No parties in SA – Bey
“No more parties in SA, please / No more parties in SA.” That was the opening line of a forlorn farewell track posted this week by US rapper and actor Yasiin Bey, formerly known as Mos Def, on the website of his good friend Kanye West.
But City Press established this week that Bey did not do much partying in South Africa at all.
Those who knew him in Cape Town say he led a quiet and “mellow” life, mainly spent tucking into organic food and homeschooling his children.
Bey’s favourite Cape Town eatery is a vegan restaurant called Plant, which stocks unusual delicacies such as “mushroom biltong”.
Inside the restaurant, with its herb-covered walls and world muzak, staff said his preferred meal was spicy mushroom rolls (R68) – described on the menu as “delicate rice paper rolls filled with buckwheat noodles, spicy exotic mushrooms, avo, ginger and cashews” – and “red juice” (R38) made of apples, beetroot and ginger, served in a tall glass bottle.
Before he was kicked out of South Africa, Bey was also kicked out of the five-star Pepperclub Hotel in central Cape Town for not paying his bills.
Gareth Berrill, a spokesperson for Solomon Brothers Property Holdings, which owns the hotel, confirmed that Bey, his wife, Maieve, his mother, Sheron, and four children stayed there for a year.
“He was asked to leave as he owed the hotel a sum of money, which was later paid,” said Berrill.
The family never ate at the hotel because not all the food there is halaal. “They were very healthy and organic. His wife was always drinking takeaway juices and smoothies from the vegan restaurant down the road,” said a source at the hotel.
An employee described Bey as “mellow”, adding he did not welcome fans approaching him for photographs in the hotel’s foyer.
Apparently, his children were being home-schooled – and his eldest daughter had been thinking of enrolling at the University of the Western Cape.
The employee said she felt sorry for Bey’s children. “They were sweet, running around the hotel. I greeted them every morning.”
She added the kids were keen skateboarders and often headed to the Gardens skate park.
The Pepperclub Hotel, with its heavy velvet drapes, has hosted several Cape Town International Jazz Festival artists over the years, including Hugh Masekela and Lauryn Hill. In November it was home to veteran British crooner Engelbert Humperdinck.
After leaving the hotel, Bey and his family moved into a flat in Sea Point, where he now has to report to police twice a day as part of the bail conditions issued by the Bellville Magistrates’ Court last Friday.

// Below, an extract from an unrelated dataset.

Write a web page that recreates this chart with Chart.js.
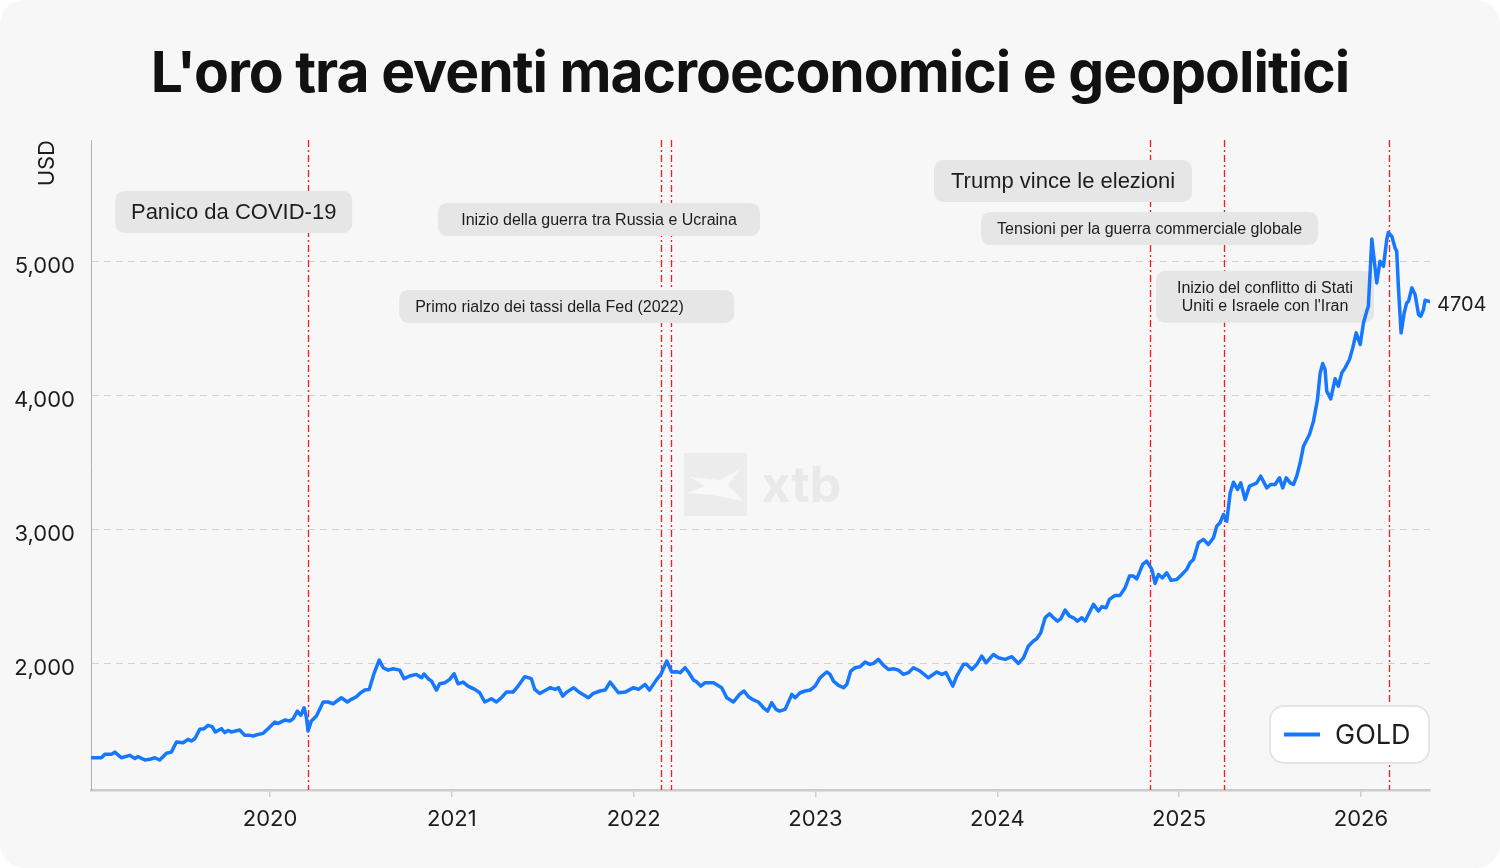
<!DOCTYPE html>
<html>
<head>
<meta charset="utf-8">
<script src="https://cdn.jsdelivr.net/npm/chart.js@4.4.1/dist/chart.umd.min.js"></script>
<style>
html,body{margin:0;padding:0;background:#ffffff;}
#card{position:relative;width:1500px;height:868px;background:#f7f7f7;border-radius:24px;overflow:hidden;}
canvas{position:absolute;left:0;top:0;}
</style>
</head>
<body>
<div id="card"><canvas id="c" width="1500" height="868"></canvas></div>
<script>
// ---------- DATA ----------
const chartTitle = "L'oro tra eventi macroeconomici e geopolitici";
const seriesLabel = "GOLD";
const lastValueLabel = "4704";

const years = [
2019.014,2019.072,2019.091,2019.127,2019.146,2019.182,2019.228,2019.256,2019.274,2019.311,
2019.338,2019.366,2019.393,2019.430,2019.457,2019.485,2019.522,2019.549,2019.567,2019.586,
2019.613,2019.637,2019.659,2019.681,2019.699,2019.732,2019.751,2019.769,2019.787,2019.833,
2019.861,2019.888,2019.907,2019.934,2019.962,2019.989,2020.026,2020.044,2020.081,2020.108,
2020.127,2020.150,2020.169,2020.187,2020.200,2020.209,2020.227,2020.255,2020.292,2020.319,
2020.347,2020.392,2020.425,2020.447,2020.475,2020.493,2020.521,2020.545,2020.572,2020.600,
2020.622,2020.649,2020.677,2020.713,2020.737,2020.768,2020.805,2020.834,2020.847,2020.869,
2020.888,2020.915,2020.933,2020.961,2020.988,2021.012,2021.034,2021.062,2021.089,2021.126,
2021.153,2021.181,2021.217,2021.245,2021.272,2021.300,2021.337,2021.364,2021.401,2021.437,
2021.456,2021.483,2021.540,2021.568,2021.586,2021.610,2021.632,2021.669,2021.705,2021.751,
2021.778,2021.815,2021.843,2021.870,2021.916,2021.953,2021.999,2022.026,2022.063,2022.087,
2022.127,2022.149,2022.182,2022.209,2022.237,2022.255,2022.283,2022.301,2022.329,2022.347,
2022.369,2022.393,2022.439,2022.484,2022.512,2022.549,2022.582,2022.607,2022.631,2022.659,
2022.686,2022.714,2022.737,2022.759,2022.783,2022.802,2022.833,2022.870,2022.888,2022.915,
2022.943,2022.970,2022.998,2023.025,2023.062,2023.080,2023.099,2023.126,2023.154,2023.172,
2023.194,2023.218,2023.245,2023.273,2023.300,2023.319,2023.346,2023.374,2023.401,2023.429,
2023.456,2023.484,2023.511,2023.539,2023.575,2023.621,2023.667,2023.695,2023.718,2023.755,
2023.777,2023.814,2023.832,2023.860,2023.887,2023.914,2023.938,2023.979,2024.006,2024.043,
2024.080,2024.116,2024.144,2024.171,2024.199,2024.217,2024.239,2024.263,2024.287,2024.309,
2024.331,2024.349,2024.373,2024.397,2024.419,2024.441,2024.465,2024.483,2024.501,2024.529,
2024.556,2024.575,2024.598,2024.617,2024.648,2024.675,2024.703,2024.727,2024.749,2024.767,
2024.800,2024.822,2024.850,2024.868,2024.886,2024.908,2024.932,2024.956,2024.987,2025.015,
2025.042,2025.060,2025.079,2025.106,2025.134,2025.161,2025.189,2025.207,2025.225,2025.244,
2025.262,2025.281,2025.299,2025.321,2025.339,2025.363,2025.387,2025.409,2025.427,2025.449,
2025.482,2025.504,2025.528,2025.552,2025.570,2025.589,2025.611,2025.629,2025.647,2025.666,
2025.684,2025.717,2025.739,2025.761,2025.776,2025.790,2025.803,2025.812,2025.834,2025.858,
2025.876,2025.895,2025.913,2025.937,2025.955,2025.974,2025.996,2026.014,2026.032,2026.041,
2026.060,2026.087,2026.105,2026.124,2026.142,2026.151,2026.170,2026.188,2026.197,2026.206,
2026.221,2026.238,2026.252,2026.262,2026.280,2026.298,2026.317,2026.329,2026.344,2026.353,
2026.380
];

const gold = [
1298,1298,1323,1323,1340,1298,1316,1293,1306,1281,
1286,1298,1281,1331,1340,1415,1410,1435,1423,1440,
1510,1515,1540,1530,1490,1515,1485,1502,1490,1505,
1465,1465,1460,1472,1480,1515,1564,1554,1579,1572,
1589,1646,1614,1671,1597,1497,1572,1609,1714,1714,
1701,1746,1714,1734,1753,1778,1803,1808,1928,2027,
1970,1952,1962,1952,1888,1908,1920,1895,1923,1888,
1870,1803,1850,1858,1883,1925,1850,1863,1833,1808,
1783,1714,1738,1714,1746,1788,1788,1833,1903,1888,
1808,1778,1821,1808,1821,1758,1788,1821,1783,1746,
1778,1796,1803,1863,1783,1788,1821,1808,1845,1803,
1883,1920,2020,1938,1940,1933,1970,1938,1878,1863,
1833,1858,1858,1821,1746,1714,1771,1796,1753,1729,
1714,1671,1646,1709,1659,1646,1659,1771,1746,1783,
1796,1803,1833,1895,1938,1920,1870,1838,1821,1845,
1945,1970,1977,2012,1995,2002,2032,1987,1957,1962,
1952,1920,1933,1970,1945,1895,1938,1920,1933,1833,
1908,1995,1995,1957,1995,2057,2007,2069,2044,2032,
2052,2002,2044,2132,2169,2186,2231,2343,2373,2343,
2318,2335,2400,2355,2343,2318,2343,2318,2368,2443,
2393,2425,2418,2480,2510,2510,2567,2654,2654,2634,
2741,2766,2704,2599,2666,2641,2679,2622,2629,2666,
2704,2753,2778,2903,2928,2890,2940,3027,3052,3114,
3064,3276,3355,3301,3350,3226,3326,3338,3350,3400,
3313,3338,3338,3388,3313,3388,3350,3338,3400,3500,
3624,3711,3811,3972,4171,4241,4196,4035,3977,4127,
4072,4171,4209,4271,4358,4470,4383,4544,4632,4669,
5171,4843,5005,4967,5166,5220,5191,5104,5079,4818,
4470,4619,4694,4706,4806,4756,4607,4594,4644,4714,
4704
];

const xTickYears = [2020, 2021, 2022, 2023, 2024, 2025, 2026];
const yTickValues = [2000, 3000, 4000, 5000];

const eventNames = [
  "Panico da COVID-19",
  "Inizio della guerra tra Russia e Ucraina",
  "Primo rialzo dei tassi della Fed (2022)",
  "Trump vince le elezioni",
  "Tensioni per la guerra commerciale globale",
  "Inizio del conflitto di Stati Uniti e Israele con l'Iran"
];
const eventYears = [2020.209, 2022.151, 2022.203, 2024.838, 2025.248, 2026.153];

// ---------- LAYOUT / STYLE (not data) ----------
const labelBoxes = [
  {lines:["Panico da COVID-19"], x:2019.148, y:5530, w:237, h:42, size:22, align:"center"},
  {lines:["Inizio della guerra tra Russia e Ucraina"], x:2020.924, y:5440, w:322, h:33, size:16, align:"center"},
  {lines:["Primo rialzo dei tassi della Fed (2022)"], x:2020.710, y:4791, w:335, h:33, size:16, align:"left"},
  {lines:["Trump vince le elezioni"], x:2023.652, y:5761, w:258, h:42, size:22, align:"center"},
  {lines:["Tensioni per la guerra commerciale globale"], x:2023.911, y:5373, w:337, h:33, size:16, align:"center"},
  {lines:["Inizio del conflitto di Stati","Uniti e Israele con l'Iran"], x:2024.873, y:4933, w:218, h:52, size:16, align:"center"}
];

const LINE_COLOR = '#1677ff';
const TEXT_COLOR = '#1d1d1f';

function roundRect(ctx, x, y, w, h, r) {
  ctx.beginPath();
  ctx.moveTo(x + r, y);
  ctx.lineTo(x + w - r, y);
  ctx.arcTo(x + w, y, x + w, y + r, r);
  ctx.lineTo(x + w, y + h - r);
  ctx.arcTo(x + w, y + h, x + w - r, y + h, r);
  ctx.lineTo(x + r, y + h);
  ctx.arcTo(x, y + h, x, y + h - r, r);
  ctx.lineTo(x, y + r);
  ctx.arcTo(x, y, x + r, y, r);
  ctx.closePath();
}

const decorPlugin = {
  id: 'decor',
  beforeDatasetsDraw(chart) {
    const {ctx, chartArea: ca, scales: {x, y}} = chart;
    // watermark
    const cx = (ca.left + ca.right) / 2, cy = (ca.top + ca.bottom) / 2;
    ctx.save();
    const sx = cx - 76.5, sy = cy - 12;
    ctx.fillStyle = '#ececec';
    ctx.fillRect(sx, sy, 63, 63);
    ctx.fillStyle = '#f8f8f8';
    ctx.beginPath();
    ctx.moveTo(sx + 6, sy + 24);
    ctx.lineTo(sx + 36, sy + 27);
    ctx.lineTo(sx + 56, sy + 16);
    ctx.lineTo(sx + 44, sy + 32);
    ctx.lineTo(sx + 59, sy + 48);
    ctx.lineTo(sx + 28, sy + 42);
    ctx.lineTo(sx + 3, sy + 40);
    ctx.lineTo(sx + 21, sy + 33);
    ctx.closePath();
    ctx.fill();
    ctx.fillStyle = '#e9e9e9';
    ctx.font = '700 50px Inter';
    ctx.textBaseline = 'alphabetic';
    ctx.textAlign = 'left';
    ctx.fillText('xtb', cx + 1, cy + 37);
    ctx.restore();

    // event lines
    ctx.save();
    ctx.strokeStyle = '#ff1a1a';
    ctx.lineWidth = 1.3;
    ctx.setLineDash([7, 3, 2, 3]);
    eventYears.forEach(ev => {
      const px = Math.round(x.getPixelForValue(ev)) + 0.5;
      ctx.beginPath();
      ctx.moveTo(px, ca.top);
      ctx.lineTo(px, ca.bottom);
      ctx.stroke();
    });
    ctx.restore();

    // label boxes
    ctx.save();
    labelBoxes.forEach(b => {
      const bx = x.getPixelForValue(b.x), by = y.getPixelForValue(b.y);
      ctx.fillStyle = '#e6e6e6';
      roundRect(ctx, bx, by, b.w, b.h, 9);
      ctx.fill();
      ctx.fillStyle = TEXT_COLOR;
      ctx.font = b.size + 'px "Liberation Sans", Arial, sans-serif';
      ctx.textBaseline = 'middle';
      const lh = 18;
      const startY = by + b.h / 2 - (b.lines.length - 1) * lh / 2 + 1;
      b.lines.forEach((t, i) => {
        if (b.align === 'left') {
          ctx.textAlign = 'left';
          ctx.fillText(t, bx + 16, startY + i * lh);
        } else {
          ctx.textAlign = 'center';
          ctx.fillText(t, bx + b.w / 2, startY + i * lh);
        }
      });
    });
    ctx.restore();
  },
  afterDatasetsDraw(chart) {
    const {ctx} = chart;
    const meta = chart.getDatasetMeta(0);
    const last = meta.data[meta.data.length - 1];
    ctx.save();
    ctx.fillStyle = TEXT_COLOR;
    ctx.font = '20px Inter';
    ctx.textAlign = 'left';
    ctx.textBaseline = 'middle';
    ctx.fillText(lastValueLabel, last.x + 7, last.y + 3);
    ctx.restore();
  },
  afterDraw(chart) {
    const {ctx, chartArea: ca} = chart;
    // legend
    ctx.save();
    const lw = 159, lh = 57;
    const lx = ca.right - 1 - lw, ly = ca.bottom - 27 - lh;
    ctx.fillStyle = '#ffffff';
    roundRect(ctx, lx, ly, lw, lh, 14);
    ctx.fill();
    ctx.strokeStyle = '#e4e4e4';
    ctx.lineWidth = 2;
    ctx.stroke();
    ctx.strokeStyle = chart.data.datasets[0].borderColor;
    ctx.lineWidth = 4;
    ctx.beginPath();
    ctx.moveTo(lx + 14, ly + lh / 2);
    ctx.lineTo(lx + 50, ly + lh / 2);
    ctx.stroke();
    ctx.fillStyle = TEXT_COLOR;
    ctx.font = '27px Inter';
    ctx.textAlign = 'left';
    ctx.textBaseline = 'middle';
    ctx.fillText(chart.data.datasets[0].label, lx + 65, ly + lh / 2 + 1);
    ctx.restore();
    // title
    ctx.save();
    ctx.fillStyle = '#111111';
    ctx.font = '700 57px Inter';
    ctx.letterSpacing = '-1px';
    ctx.textAlign = 'center';
    ctx.textBaseline = 'alphabetic';
    ctx.fillText(chartTitle, chart.width / 2, 92);
    ctx.restore();
  }
};

new Chart(document.getElementById('c'), {
  type: 'line',
  data: {
    datasets: [{
      label: seriesLabel,
      data: years.map((yr, i) => ({x: yr, y: gold[i]})),
      borderColor: LINE_COLOR,
      borderWidth: 3.5,
      pointRadius: 0,
      tension: 0,
      fill: false,
      borderJoinStyle: 'round',
      borderCapStyle: 'round'
    }]
  },
  options: {
    responsive: false,
    animation: false,
    devicePixelRatio: 1,
    layout: {padding: {top: 140, right: 70, left: 0, bottom: 0}},
    plugins: {legend: {display: false}, tooltip: {enabled: false}, title: {display: false}},
    scales: {
      x: {
        type: 'linear',
        min: 2019.015,
        max: 2026.38,
        afterBuildTicks: s => { s.ticks = xTickYears.map(v => ({value: v})); },
        afterFit: s => { s.height = 78; },
        ticks: {
          callback: v => String(v),
          font: {family: 'Inter', size: 22},
          color: TEXT_COLOR,
          padding: 9,
          maxRotation: 0,
          autoSkip: false
        },
        grid: {drawOnChartArea: false, drawTicks: true, tickLength: 7, color: '#cfcfcf', lineWidth: 1.5},
        border: {display: true, color: '#cccccc', width: 2.5}
      },
      y: {
        type: 'linear',
        min: 1057,
        max: 5910,
        afterBuildTicks: s => { s.ticks = yTickValues.map(v => ({value: v})); },
        afterFit: s => { s.width = 91; },
        ticks: {
          callback: v => v.toLocaleString('en-US'),
          font: {family: 'Inter', size: 22},
          color: TEXT_COLOR,
          padding: 16,
          labelOffset: 5
        },
        grid: {color: '#d2d2d2', lineWidth: 1, drawTicks: false},
        border: {display: true, color: '#b0b0b0', width: 1, dash: [7, 5]},
        title: {
          display: true,
          text: 'USD',
          align: 'end',
          color: TEXT_COLOR,
          font: {family: 'Inter', size: 22},
          padding: {top: 34, bottom: 0}
        }
      }
    }
  },
  plugins: [decorPlugin]
});
</script>
</body>
</html>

Bey was arrested for trying to leave South Africa on a so-called world passport last Thursday.
The department of home affairs found members of his family were in the country illegally too, and ordered that they leave within 14 days. Bey must remain for his next court appearance on March 8.
In his 10-minute recorded message to the world, Bey (42) lashed out at South African authorities.
“Why they (sic) raiding my place? I don’t feel safe. I committed no crime. Why is the state wasting my time?
“I have reasons to suspect there are political motivations behind the way I am treated. “I am grateful I haven’t been physically harmed. “All I seek is to leave this state. I won’t sue for damages. I just want to go home.”
He ends off by saying that he will retire from the music industry after releasing one last album later this year.
Bey and his family moved to Cape Town in May 2013. At the time, he said he was in South Africa to sort out his life.
In an interview with the Mail & Guardian in 2014, he said: “Last year May, I came [to Cape Town] and I said I’m not leaving. I’m staying. It’s a beautiful place. It has the ocean, mountain, botanical gardens and beautiful people. I got the vibes to be here and now I’m here. It’s amazing and it’s crazy.”